After 9250 days of my being into this life, I have begun to ponder upon the question that has bothered me the most of the days, pretty seriously this time, and I hope I can get an answer out of myself if I keep talking to you.
Life – Is it just a biological outcome of two other lives, genetic conglomerate of wanted and unwanted characteristics? or are we much much more than what we are born with?
To answer your unasked question, on why this has to be a question in the first place, we are what we are, and we will be what we are meant to be – Humans – they are always all ears on a different way of looking at their life, something that can give them purpose, a meaning as to why everything is the way it is, and will it always be something that they cannot really control. The slightest sight of power over one’s lives, gives one’s thoughts of getting it a push they can’t control. It is human nature, to prevail if they can, to conquer if they can, to own if they can, to be everything if they can.
Coming back to life, and all the decoding of it. Life – for most is a leisure. They don’t really get why they have it in the first place, until it is taken away from them. That is the moment it becomes a necessity. For humans – they are unintelligible beings claiming to be intelligent for ages, yet trying to figure out the why’s and how’s. At least they’re trying, you’ll say. Is it what it is? Trying? Trial and Error? You learn at every point of time, people, surroundings , emotions. At least that gives a perception of you being in control.
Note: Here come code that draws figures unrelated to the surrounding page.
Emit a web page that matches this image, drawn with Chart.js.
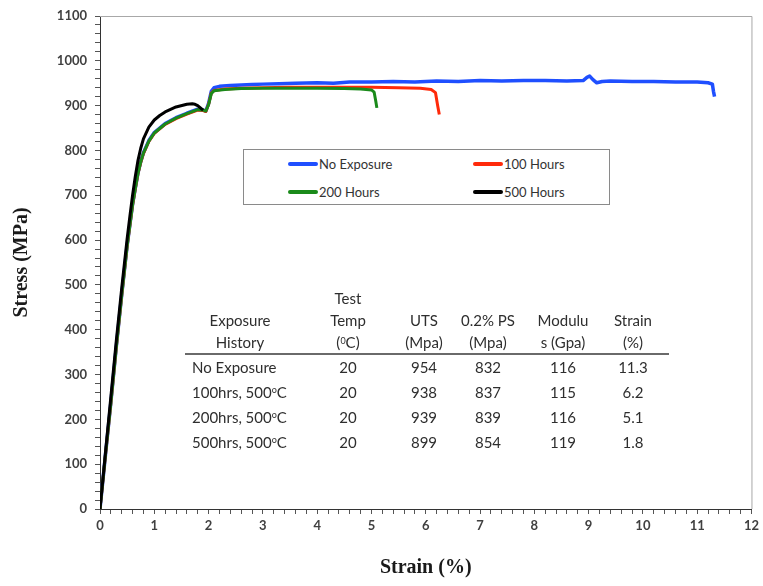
<!DOCTYPE html>
<html><head><meta charset="utf-8">
<script src="https://cdn.jsdelivr.net/npm/chart.js@4.4.1/dist/chart.umd.min.js"></script>
<style>
html,body{margin:0;padding:0;background:#fff;}
#wrap{position:relative;width:763px;height:586px;overflow:hidden;}
#c{position:absolute;left:0;top:0;}
#legend{position:absolute;left:243px;top:149px;width:367px;height:56px;border:1px solid #8a8a8a;box-sizing:border-box;font-family:Lato,sans-serif;font-size:13px;color:#333;background:#fff;}
.item{position:absolute;display:flex;align-items:center;height:16px;}
.sw{width:30px;height:4px;border-radius:2px;margin-right:1px;}
#tbl{position:absolute;left:185px;top:287px;width:484px;font-family:Lato,sans-serif;font-size:15px;color:#2e2e2e;}
.hrow{display:flex;height:66px;border-bottom:2px solid #6a6a6a;}
.hc{display:flex;flex-direction:column;justify-content:flex-end;align-items:center;line-height:22px;text-align:center;}
.drow{display:flex;height:25px;line-height:25px;}
.dc{text-align:center;}
.dc.first{text-align:left;padding-left:7px;box-sizing:border-box;}
sup{font-size:9px;vertical-align:top;line-height:9px;position:relative;top:5px;}
</style></head>
<body>
<div id="wrap">
<canvas id="c" width="763" height="586"></canvas>
<div id="legend"></div>
<div id="tbl"></div>
</div>
<script>
// ---- Data ----
const seriesNames = ['No Exposure', '100 Hours', '200 Hours', '500 Hours'];
const seriesColors = ['#1f4fff', '#ff2a0a', '#1a8a1a', '#000000'];

const noExposureStrain = [0,0.1,0.2,0.3,0.4,0.5,0.6,0.65,0.7,0.75,0.8,0.9,1.0,1.2,1.4,1.6,1.8,1.9,1.95,2.0,2.05,2.1,2.2,2.4,2.6,2.8,3.0,3.3,3.6,4.0,4.3,4.6,5.0,5.4,5.8,6.2,6.6,7.0,7.4,7.8,8.2,8.6,8.9,8.97,9.02,9.08,9.15,9.25,9.4,9.8,10.2,10.6,11.0,11.2,11.28,11.3,11.32];
const noExposureStress = [0,120,238,362,478,588,680,716,750,775,795,822,840,860,873,883,892,890,888,905,932,940,943,945,946,947,948,949,950,951,950,953,953,954,953,955,954,956,955,956,956,955,956,963,966,958,951,954,955,954,954,953,953,951,948,932,920];

const h100Strain = [0,0.1,0.2,0.3,0.4,0.5,0.6,0.65,0.7,0.75,0.8,0.9,1.0,1.2,1.4,1.6,1.8,1.9,1.95,2.0,2.05,2.1,2.3,2.6,3.0,3.5,4.0,4.5,5.0,5.5,5.9,6.1,6.18,6.22,6.25];
const h100Stress = [0,119,236,360,476,586,678,714,748,773,793,820,838,858,871,881,890,889,887,903,928,934,937,939,940,941,941,941,941,940,939,936,929,900,880];

const h200Strain = [0,0.1,0.2,0.3,0.4,0.5,0.6,0.65,0.7,0.75,0.8,0.9,1.0,1.2,1.4,1.6,1.8,1.9,1.95,2.0,2.05,2.1,2.3,2.6,3.0,3.5,4.0,4.5,4.8,5.0,5.05,5.08,5.1];
const h200Stress = [0,120,237,361,477,587,679,715,749,774,794,821,839,859,872,882,891,890,888,902,927,933,936,938,939,939,939,938,937,935,930,910,895];

const h500Strain = [0,0.1,0.2,0.3,0.4,0.5,0.55,0.6,0.65,0.7,0.75,0.8,0.9,1.0,1.1,1.2,1.4,1.6,1.7,1.75,1.8,1.85,1.9];
const h500Stress = [0,125,250,375,493,603,653,700,742,778,805,826,852,868,878,886,897,903,904,903,900,895,890];

const xTickValues = [0,1,2,3,4,5,6,7,8,9,10,11,12];
const yTickValues = [0,100,200,300,400,500,600,700,800,900,1000,1100];

// Table
const tableHeaders = [['Exposure','History'], ['Test','Temp','(<sup>0</sup>C)'], ['UTS','(Mpa)'], ['0.2% PS','(Mpa)'], ['Modulu','s (Gpa)'], ['Strain','(%)']];
const exposureHistory = ['No Exposure', '100hrs, 500<sup>o</sup>C', '200hrs, 500<sup>o</sup>C', '500hrs, 500<sup>o</sup>C'];
const testTemp = [20, 20, 20, 20];
const uts = [954, 938, 939, 899];
const proofStress = [832, 837, 839, 854];
const modulus = [116, 115, 116, 119];
const strainPct = ['11.3', '6.2', '5.1', '1.8'];

// ---- Build ----
const colWidths = [110, 106, 46, 82, 68, 72];
const pts = (xs, ys) => xs.map((x, i) => ({x, y: ys[i]}));
const strains = [noExposureStrain, h100Strain, h200Strain, h500Strain];
const stresses = [noExposureStress, h100Stress, h200Stress, h500Stress];
const orders = [3, 2, 1, 0];
const widths = [3.5, 3, 3, 3];

const datasets = seriesNames.map((n, i) => ({
  label: n,
  data: pts(strains[i], stresses[i]),
  borderColor: seriesColors[i],
  backgroundColor: seriesColors[i],
  borderWidth: widths[i],
  pointRadius: 0,
  tension: 0,
  fill: false,
  order: orders[i],
  borderJoinStyle: 'round'
}));

const isOn = (v, list) => list.some(t => Math.abs(t - v) < 1e-6);

const framePlugin = {
  id: 'frame',
  beforeDatasetsDraw(chart) {
    const {ctx, chartArea: a} = chart;
    ctx.save();
    ctx.strokeStyle = '#a8a8a8';
    ctx.lineWidth = 1;
    ctx.beginPath();
    ctx.moveTo(a.left, a.top + 0.5);
    ctx.lineTo(a.right + 0.5, a.top + 0.5);
    ctx.lineTo(a.right + 0.5, a.bottom);
    ctx.stroke();
    ctx.restore();
  }
};

new Chart(document.getElementById('c'), {
  type: 'line',
  data: { datasets },
  plugins: [framePlugin],
  options: {
    responsive: false,
    animation: false,
    layout: { padding: { top: 16, right: 11, left: 0, bottom: 0 } },
    plugins: { legend: { display: false }, tooltip: { enabled: false } },
    scales: {
      x: {
        type: 'linear', min: 0, max: 12,
        afterFit: s => { s.height = 77; },
        ticks: {
          stepSize: 0.2, autoSkip: false, maxRotation: 0, padding: 4,
          callback: v => isOn(v, xTickValues) ? String(Math.round(v)) : '',
          font: { family: 'Lato', size: 13, weight: 'bold' }, color: '#404040'
        },
        grid: { drawOnChartArea: false, drawTicks: true, tickLength: 5, tickColor: '#555' },
        border: { display: true, color: '#333', width: 1 },
        title: { display: true, text: 'Strain (%)', padding: { top: 0, bottom: 6 },
          font: { family: 'Liberation Serif', size: 20, weight: 'bold' }, color: '#1a1a1a' }
      },
      y: {
        type: 'linear', min: 0, max: 1100,
        afterFit: s => { s.width = 100; },
        ticks: {
          stepSize: 20, autoSkip: false, padding: 8,
          callback: v => isOn(v, yTickValues) ? String(Math.round(v)) : '',
          font: { family: 'Lato', size: 13, weight: 'bold' }, color: '#404040'
        },
        grid: { drawOnChartArea: false, drawTicks: true, tickLength: 5, tickColor: '#555' },
        border: { display: true, color: '#333', width: 1 },
        title: { display: true, text: 'Stress (MPa)', padding: { top: 10, bottom: 0 },
          font: { family: 'Liberation Serif', size: 20, weight: 'bold' }, color: '#1a1a1a' }
      }
    }
  }
});

// HTML legend
const legend = document.getElementById('legend');
const legendPos = [[44, 6], [229, 6], [44, 34], [229, 34]];
seriesNames.forEach((n, i) => {
  const d = document.createElement('div');
  d.className = 'item';
  d.style.left = legendPos[i][0] + 'px';
  d.style.top = legendPos[i][1] + 'px';
  d.innerHTML = '<span class="sw" style="background:' + seriesColors[i] + '"></span><span>' + n + '</span>';
  legend.appendChild(d);
});

// HTML table
const tbl = document.getElementById('tbl');
let html = '<div class="hrow">';
tableHeaders.forEach((h, j) => {
  html += '<div class="hc" style="width:' + colWidths[j] + 'px">' + h.map(t => '<div>' + t + '</div>').join('') + '</div>';
});
html += '</div>';
exposureHistory.forEach((e, i) => {
  const cells = [e, testTemp[i], uts[i], proofStress[i], modulus[i], strainPct[i]];
  html += '<div class="drow">' + cells.map((c, j) => '<div class="dc' + (j === 0 ? ' first' : '') + '" style="width:' + colWidths[j] + 'px">' + c + '</div>').join('') + '</div>';
});
tbl.innerHTML = html;
</script>
</body></html>
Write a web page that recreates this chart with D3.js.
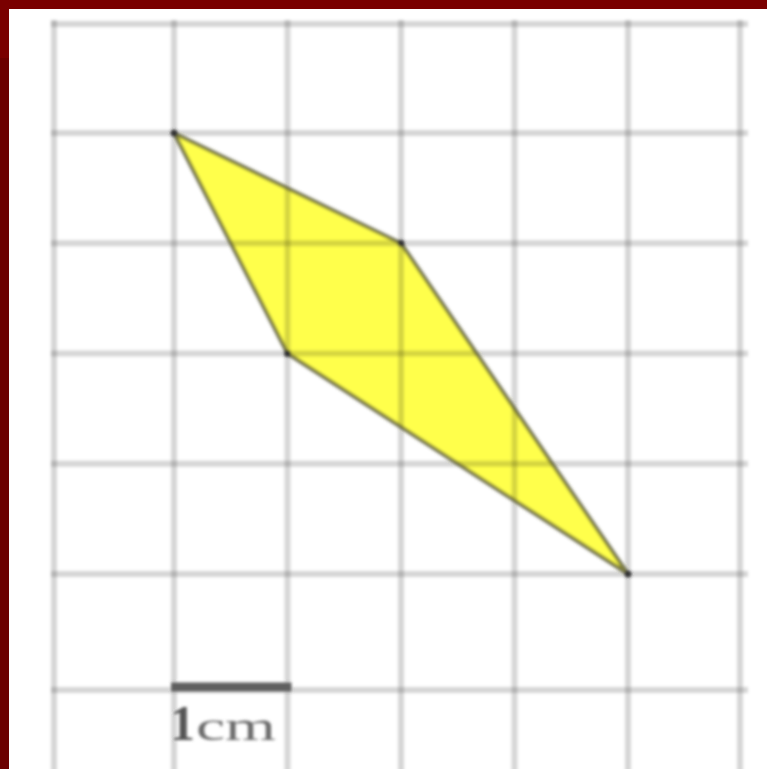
<!DOCTYPE html>
<html>
<head>
<meta charset="utf-8">
<script src="https://cdn.jsdelivr.net/npm/d3@7"></script>
<style>
  html, body { margin: 0; padding: 0; background: #fff; }
  svg { display: block; }
</style>
</head>
<body>
<div id="chartFrame"></div>
<script>
const width = 767
const height = 769
// grid positions in cm
const gridCols = [0, 1, 2, 3, 4, 5, 6]
const gridRows = [0, 1, 2, 3, 4, 5, 6]
// quadrilateral vertices (grid units)
const shapeX = [1, 3, 5, 2]
const shapeY = [1, 2, 5, 3]
// scale bar
const barStart = 1
const barEnd = 2
const barRow = 6
const barLabel = '1'
const barUnit = 'cm'

// the scan is a bit uneven, so the outer cells are slightly wider
const x = d3.scaleLinear().domain([0, 1, 5, 6]).range([54, 174, 628, 740])
const y = d3.scaleLinear().domain([0, 1, 5, 6]).range([24, 133, 574, 690])

let svg = d3.select('#chartFrame')
  .append('svg')
  .attr('width', width)
  .attr('height', height)

let defs = svg.append('defs')
defs.append('filter')
  .attr('id', 'soft')
  .attr('x', '-5%').attr('y', '-5%')
  .attr('width', '110%').attr('height', '110%')
  .append('feGaussianBlur')
  .attr('stdDeviation', 1.4)

let g = svg.append('g').attr('filter', 'url(#soft)')

// yellow shape first, grid drawn over it
let pts = shapeX.map((v, i) => [x(v), y(shapeY[i])])
g.append('path')
  .datum(pts)
  .attr('d', d3.line().curve(d3.curveLinearClosed))
  .style('fill', '#ffff4c')
  .style('stroke', 'none')

// grid
g.append('g')
  .selectAll('line')
  .data(gridCols)
  .enter()
  .append('line')
  .attr('x1', d => x(d))
  .attr('x2', d => x(d))
  .attr('y1', y(0) - 4)
  .attr('y2', height + 5)
  .style('stroke', '#000')
  .style('stroke-opacity', 0.16)
  .style('stroke-width', 6)
g.append('g')
  .selectAll('line')
  .data(gridRows)
  .enter()
  .append('line')
  .attr('x1', x(0) - 3)
  .attr('x2', x(6) + 8)
  .attr('y1', d => y(d))
  .attr('y2', d => y(d))
  .style('stroke', '#000')
  .style('stroke-opacity', 0.16)
  .style('stroke-width', 6)

// shape outline
g.append('path')
  .datum(pts)
  .attr('d', d3.line().curve(d3.curveLinearClosed))
  .style('fill', 'none')
  .style('stroke', '#50502c')
  .style('stroke-opacity', 0.75)
  .style('stroke-width', 4)
  .style('stroke-linejoin', 'round')
g.append('g')
  .selectAll('circle')
  .data(pts)
  .enter()
  .append('circle')
  .attr('cx', d => d[0])
  .attr('cy', d => d[1])
  .attr('r', 3.5)
  .style('fill', '#333')

// scale bar
g.append('line')
  .attr('x1', x(barStart) - 3)
  .attr('x2', x(barEnd) + 4)
  .attr('y1', y(barRow) - 3)
  .attr('y2', y(barRow) - 3)
  .style('stroke', '#5e5e5e')
  .style('stroke-width', 9)
let label = g.append('text')
  .attr('x', x(barStart) - 4)
  .attr('y', 740)
  .style('font-family', 'Liberation Serif, serif')
  .style('fill', '#555')
label.append('tspan')
  .style('font-size', '50px')
  .style('font-weight', 'bold')
  .text(barLabel)
label.append('tspan')
  .attr('dx', 1)
  .attr('textLength', 80)
  .attr('lengthAdjust', 'spacingAndGlyphs')
  .style('font-size', '40px')
  .style('fill', '#6a6a6a')
  .text(barUnit)

// dark red frame on top and left
svg.append('rect').attr('x', 0).attr('y', 0).attr('width', width).attr('height', 9).style('fill', '#7a0000')
svg.append('rect').attr('x', 0).attr('y', 0).attr('width', 9).attr('height', 58).style('fill', '#7a0000')
svg.append('rect').attr('x', 0).attr('y', 58).attr('width', 9).attr('height', height - 58).style('fill', '#6c0000')
</script>
</body>
</html>
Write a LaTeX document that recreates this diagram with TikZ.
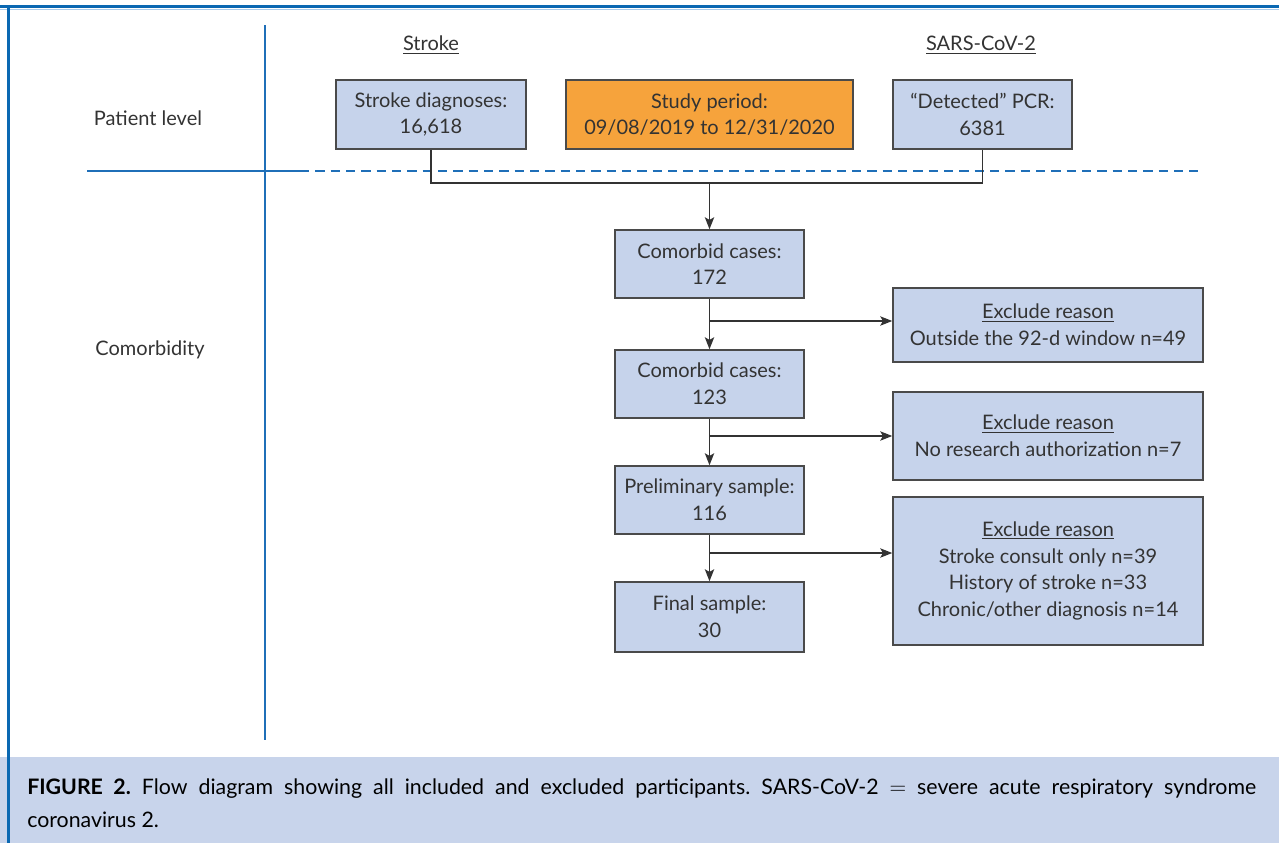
\documentclass[tikz,border=0pt]{standalone}
\usepackage{fontspec}
\setmainfont{Lato}
\usetikzlibrary{arrows.meta}
\definecolor{boxblue}{HTML}{C6D3EB}
\definecolor{boxorange}{HTML}{F6A33C}
\definecolor{edge}{HTML}{4A4A4A}
\definecolor{lineblue}{HTML}{1F6FB8}
\definecolor{topblue}{HTML}{0A68B2}
\definecolor{lightline}{HTML}{A9CBEB}
\definecolor{capbg}{HTML}{C8D4EB}
\definecolor{txt}{HTML}{333333}
\tikzset{
  flowbox/.style={draw=edge, line width=1.1pt, fill=boxblue, align=center, text=txt,
    font=\fontsize{15}{20}\selectfont, inner sep=0pt},
  conn/.style={draw=txt, line width=1.1pt},
  arr/.style={conn, -{Stealth[length=9pt,width=7pt,inset=2pt]}},
  sidelabel/.style={text=txt, font=\fontsize{15}{20}\selectfont},
  sepline/.style={draw=lineblue, line width=1.1pt}
}
\begin{document}
\begin{tikzpicture}[x=0.75pt, y=-0.75pt]
\useasboundingbox (0,0) rectangle (1279,843);
% caption background
\fill[capbg] (0,757) rectangle (1279,843);
% frame lines
\draw[lightline, line width=1pt] (0,9.5) -- (1279,9.5);
\draw[topblue, line width=2.6pt] (0,6.5) -- (1279,6.5);
\draw[topblue, line width=2.4pt] (8.5,5) -- (8.5,843);
% separators
\draw[sepline] (265,25) -- (265,740);
\draw[sepline] (87,171) -- (300,171);
\draw[sepline, dash pattern=on 7pt off 4.5pt] (300,171) -- (1198,171);
% side labels
\node[sidelabel] (pl) at (148,118) {Patient level};
\node[sidelabel] (cm) at (150,350) {Comorbidity};
% column headers
\node[sidelabel] (hs) at (431,45) {\underline{Stroke}};
\node[sidelabel] (hc) at (981,45) {\underline{SARS-CoV-2}};
% top boxes
\node[flowbox, minimum width=142.5pt, minimum height=51.75pt] (stroke) at (431,114.5) {Stroke diagnoses:\\16,618};
\node[flowbox, fill=boxorange, minimum width=215.25pt, minimum height=51.75pt] (study) at (709.5,114.5) {Study period:\\09/08/2019 to 12/31/2020};
\node[flowbox, minimum width=134.25pt, minimum height=51.75pt] (pcr) at (982.5,114.5) {``Detected'' PCR:\\6381};
% main column
\node[flowbox, minimum width=141.75pt, minimum height=51pt] (c172) at (709.5,264) {Comorbid cases:\\172};
\node[flowbox, minimum width=141.75pt, minimum height=51pt] (c123) at (709.5,384) {Comorbid cases:\\123};
\node[flowbox, minimum width=141.75pt, minimum height=51pt] (prelim) at (709.5,500) {Preliminary sample:\\116};
\node[flowbox, minimum width=141.75pt, minimum height=52.5pt] (final) at (709.5,617) {Final sample:\\30};
% exclusion boxes
\node[flowbox, minimum width=232.5pt, minimum height=55.5pt] (ex1) at (1048,325) {\underline{Exclude reason}\\Outside the 92-d window n=49};
\node[flowbox, minimum width=232.5pt, minimum height=66pt] (ex2) at (1048,436) {\underline{Exclude reason}\\No research authorization n=7};
\node[flowbox, minimum width=232.5pt, minimum height=111pt] (ex3) at (1048,571) {\underline{Exclude reason}\\Stroke consult only n=39\\History of stroke n=33\\Chronic/other diagnosis n=14};
% join connector
\coordinate (j) at (709.5,183);
\draw[conn] (stroke.south) -- (stroke.south |- j) -- (pcr.south |- j) -- (pcr.south);
\draw[arr] (j) -- (c172.north);
% main flow
\draw[arr] (c172.south) -- (c123.north);
\draw[arr] (c123.south) -- (prelim.north);
\draw[arr] (prelim.south) -- (final.north);
% branches
\coordinate (b1) at (709.5,321);
\coordinate (b2) at (709.5,436);
\coordinate (b3) at (709.5,553);
\draw[arr] (b1) -- (b1 -| ex1.west);
\draw[arr] (b2) -- (b2 -| ex2.west);
\draw[arr] (b3) -- (b3 -| ex3.west);
% caption
\node[anchor=north west, inner sep=0pt, text width=921.75pt, align=justify,
  font=\fontsize{16}{24.75}\selectfont\frenchspacing, text=black] (cap) at (27,779)
  {\textbf{FIGURE 2.} Flow diagram showing all included and excluded participants. SARS-CoV-2 $=$ severe acute respiratory syndrome\linebreak coronavirus 2.};
\end{tikzpicture}
\end{document}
You own your mistakes, failures and you conclude that maybe everything was indeed in your control and you left it a mess, was it?
There have been instances, in my life where I tried to be in control but still it was not. Is the acceptance of not being in control, truly a control of your life? I’m sure it liberates you from the thoughts – like these and helps you to move on with the materialistic or un-revealed obvious necessities but the question still remains, are you really in control of your lives.
For a perfect encryption, though nothing really is perfect, you need to have two keys – public and private. The public key encrypts the data and the private key is used to decrypt it. In the case of life – we seem to have our lives encrypted for sure but the private key is overshadowed by your urge to use the public one. The urge to be like someone else, to be something that is already existing, to be someone you envy, to be somewhere you fantasize. The private key lies inside of yourself, and maybe this is the reason why most people don’t figure out what it is that they want, what they really are.
We have come near to conclusion but the question remains, is it the conclusion that I just made up so that I can put my thoughts to rest for now? Did I even convince you into this? Is it true? Does that mean that I am in control of the interpretation of my thoughts, yet not in control of when to have them. That again brings me back to the question I asked – are we really just a part of the mess of genes, being carried forward without control, just a mess and nothing else?
Well it does not really make sense every time but will talk again – because this right here the conversation between you and me makes sense, even if life doesn’t.